Below are records; work out how many of their lines contain "code" and give only that number.

************

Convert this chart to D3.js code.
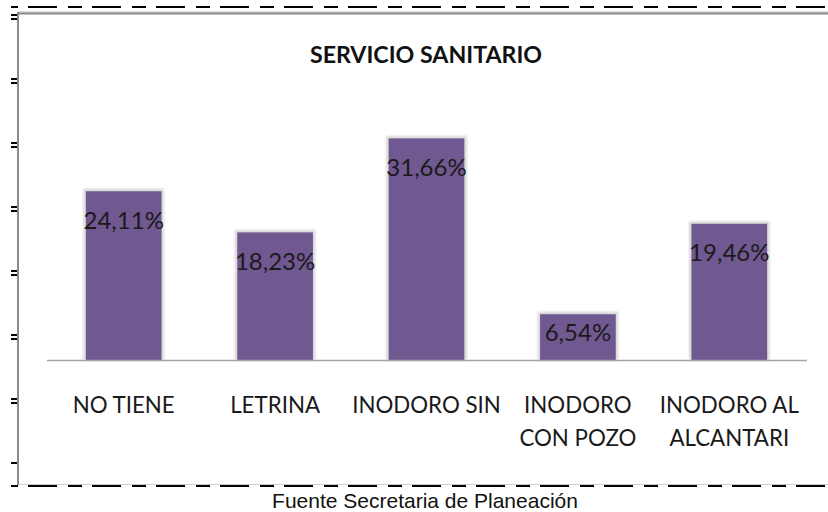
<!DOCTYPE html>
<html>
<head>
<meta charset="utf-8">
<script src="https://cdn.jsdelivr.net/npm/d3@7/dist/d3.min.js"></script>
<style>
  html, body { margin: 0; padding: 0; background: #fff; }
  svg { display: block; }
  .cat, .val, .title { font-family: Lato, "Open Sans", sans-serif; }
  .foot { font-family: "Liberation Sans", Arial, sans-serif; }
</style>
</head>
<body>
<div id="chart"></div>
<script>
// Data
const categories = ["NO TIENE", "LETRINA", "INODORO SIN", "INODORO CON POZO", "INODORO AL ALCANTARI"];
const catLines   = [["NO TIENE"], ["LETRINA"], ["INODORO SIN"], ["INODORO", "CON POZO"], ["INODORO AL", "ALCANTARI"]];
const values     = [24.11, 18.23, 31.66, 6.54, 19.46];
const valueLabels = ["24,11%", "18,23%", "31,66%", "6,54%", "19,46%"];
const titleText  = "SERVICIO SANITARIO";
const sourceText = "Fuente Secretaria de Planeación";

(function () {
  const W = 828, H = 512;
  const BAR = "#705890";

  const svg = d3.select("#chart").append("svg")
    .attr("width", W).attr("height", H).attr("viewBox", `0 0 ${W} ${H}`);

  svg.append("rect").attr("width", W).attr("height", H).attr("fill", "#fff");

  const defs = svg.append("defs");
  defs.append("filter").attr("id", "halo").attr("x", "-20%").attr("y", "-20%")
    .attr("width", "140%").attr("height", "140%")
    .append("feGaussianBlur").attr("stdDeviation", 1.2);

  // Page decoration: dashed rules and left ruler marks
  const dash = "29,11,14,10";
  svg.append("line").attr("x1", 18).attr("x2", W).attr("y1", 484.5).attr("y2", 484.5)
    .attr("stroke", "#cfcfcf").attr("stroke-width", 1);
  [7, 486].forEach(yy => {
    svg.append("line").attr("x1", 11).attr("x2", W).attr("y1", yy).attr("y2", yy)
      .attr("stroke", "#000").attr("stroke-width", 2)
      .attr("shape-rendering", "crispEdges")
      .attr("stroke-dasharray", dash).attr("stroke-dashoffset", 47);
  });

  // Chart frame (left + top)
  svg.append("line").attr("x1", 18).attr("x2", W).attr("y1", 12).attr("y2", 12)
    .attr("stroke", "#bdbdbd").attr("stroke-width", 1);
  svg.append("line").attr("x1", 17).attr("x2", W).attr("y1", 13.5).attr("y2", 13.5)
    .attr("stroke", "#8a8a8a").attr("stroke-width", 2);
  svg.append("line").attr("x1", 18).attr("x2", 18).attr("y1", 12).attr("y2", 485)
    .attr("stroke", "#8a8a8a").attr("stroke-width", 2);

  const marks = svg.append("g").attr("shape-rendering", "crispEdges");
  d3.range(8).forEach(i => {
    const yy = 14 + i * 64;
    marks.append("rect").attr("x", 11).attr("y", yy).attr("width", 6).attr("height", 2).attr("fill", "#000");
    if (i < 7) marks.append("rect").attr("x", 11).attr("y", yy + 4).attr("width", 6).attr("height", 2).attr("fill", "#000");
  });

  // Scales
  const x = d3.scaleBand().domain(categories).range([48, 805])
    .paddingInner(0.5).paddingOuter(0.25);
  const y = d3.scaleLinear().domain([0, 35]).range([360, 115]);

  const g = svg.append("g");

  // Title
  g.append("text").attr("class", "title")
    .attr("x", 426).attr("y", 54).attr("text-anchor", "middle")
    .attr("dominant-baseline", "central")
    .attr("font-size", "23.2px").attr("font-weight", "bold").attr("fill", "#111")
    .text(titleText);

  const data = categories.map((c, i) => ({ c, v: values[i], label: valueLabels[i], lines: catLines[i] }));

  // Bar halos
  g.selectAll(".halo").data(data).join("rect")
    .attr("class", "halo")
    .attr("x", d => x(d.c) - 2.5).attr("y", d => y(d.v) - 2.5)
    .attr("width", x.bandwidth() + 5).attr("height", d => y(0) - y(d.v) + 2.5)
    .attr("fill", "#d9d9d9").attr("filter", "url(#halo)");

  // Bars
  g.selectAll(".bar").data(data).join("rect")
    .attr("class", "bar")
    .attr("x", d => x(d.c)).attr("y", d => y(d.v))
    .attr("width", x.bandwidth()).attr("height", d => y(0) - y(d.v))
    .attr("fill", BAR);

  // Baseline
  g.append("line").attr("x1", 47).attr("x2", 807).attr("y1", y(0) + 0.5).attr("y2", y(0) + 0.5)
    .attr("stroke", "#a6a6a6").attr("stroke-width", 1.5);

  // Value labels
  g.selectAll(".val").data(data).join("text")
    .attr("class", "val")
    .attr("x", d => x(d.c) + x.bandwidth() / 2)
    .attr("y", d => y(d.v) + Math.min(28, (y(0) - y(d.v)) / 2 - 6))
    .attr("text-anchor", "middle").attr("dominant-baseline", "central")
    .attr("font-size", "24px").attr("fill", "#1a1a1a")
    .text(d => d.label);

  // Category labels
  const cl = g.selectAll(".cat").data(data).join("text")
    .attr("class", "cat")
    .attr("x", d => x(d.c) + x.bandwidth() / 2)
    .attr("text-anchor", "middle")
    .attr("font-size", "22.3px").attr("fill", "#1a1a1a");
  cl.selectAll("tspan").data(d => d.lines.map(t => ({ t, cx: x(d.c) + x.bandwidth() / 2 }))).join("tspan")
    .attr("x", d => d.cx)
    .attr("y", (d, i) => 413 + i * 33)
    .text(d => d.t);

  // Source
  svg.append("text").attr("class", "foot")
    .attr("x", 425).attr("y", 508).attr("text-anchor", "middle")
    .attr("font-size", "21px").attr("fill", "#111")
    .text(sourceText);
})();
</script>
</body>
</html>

************

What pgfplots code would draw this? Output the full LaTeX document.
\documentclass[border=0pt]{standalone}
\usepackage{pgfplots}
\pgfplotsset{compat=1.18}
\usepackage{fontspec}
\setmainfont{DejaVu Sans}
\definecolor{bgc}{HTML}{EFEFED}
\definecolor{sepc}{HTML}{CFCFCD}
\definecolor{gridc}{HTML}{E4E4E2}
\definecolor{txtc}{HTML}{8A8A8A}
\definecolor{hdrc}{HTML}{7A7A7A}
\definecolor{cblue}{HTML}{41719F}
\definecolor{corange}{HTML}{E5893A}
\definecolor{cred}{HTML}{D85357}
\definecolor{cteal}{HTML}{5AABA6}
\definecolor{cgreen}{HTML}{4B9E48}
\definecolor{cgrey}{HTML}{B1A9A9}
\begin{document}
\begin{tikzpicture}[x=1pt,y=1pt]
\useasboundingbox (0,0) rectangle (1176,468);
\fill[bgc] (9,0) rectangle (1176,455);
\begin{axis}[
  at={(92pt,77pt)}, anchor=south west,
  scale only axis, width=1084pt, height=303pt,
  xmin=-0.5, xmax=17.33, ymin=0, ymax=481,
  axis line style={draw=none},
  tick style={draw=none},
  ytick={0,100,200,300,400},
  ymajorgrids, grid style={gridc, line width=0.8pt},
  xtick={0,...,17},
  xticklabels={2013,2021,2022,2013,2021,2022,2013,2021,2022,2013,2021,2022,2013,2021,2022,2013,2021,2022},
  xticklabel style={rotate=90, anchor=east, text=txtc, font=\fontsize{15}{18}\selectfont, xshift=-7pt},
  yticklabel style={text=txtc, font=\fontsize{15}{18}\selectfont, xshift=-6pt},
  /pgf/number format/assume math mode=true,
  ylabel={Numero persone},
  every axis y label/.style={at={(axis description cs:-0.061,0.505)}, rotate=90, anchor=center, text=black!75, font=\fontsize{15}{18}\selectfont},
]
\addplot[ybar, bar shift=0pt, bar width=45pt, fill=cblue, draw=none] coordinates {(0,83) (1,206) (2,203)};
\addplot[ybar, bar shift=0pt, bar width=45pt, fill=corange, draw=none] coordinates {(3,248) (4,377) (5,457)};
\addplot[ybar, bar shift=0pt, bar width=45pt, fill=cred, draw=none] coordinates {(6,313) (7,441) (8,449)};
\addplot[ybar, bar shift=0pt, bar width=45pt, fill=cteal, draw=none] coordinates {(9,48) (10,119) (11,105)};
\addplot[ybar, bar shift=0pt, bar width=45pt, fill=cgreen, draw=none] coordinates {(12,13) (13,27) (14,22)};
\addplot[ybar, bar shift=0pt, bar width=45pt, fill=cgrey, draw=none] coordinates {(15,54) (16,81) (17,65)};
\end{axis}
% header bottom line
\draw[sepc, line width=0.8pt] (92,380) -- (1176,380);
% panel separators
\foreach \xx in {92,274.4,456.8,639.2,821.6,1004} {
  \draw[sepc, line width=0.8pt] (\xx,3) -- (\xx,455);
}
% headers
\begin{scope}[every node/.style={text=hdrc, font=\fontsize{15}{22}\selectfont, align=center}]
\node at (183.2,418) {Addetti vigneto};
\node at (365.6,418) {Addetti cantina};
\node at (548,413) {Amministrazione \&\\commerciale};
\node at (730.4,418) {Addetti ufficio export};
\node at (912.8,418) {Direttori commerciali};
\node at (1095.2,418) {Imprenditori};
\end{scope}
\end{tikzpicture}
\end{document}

************

> FULL SOLUTION:
2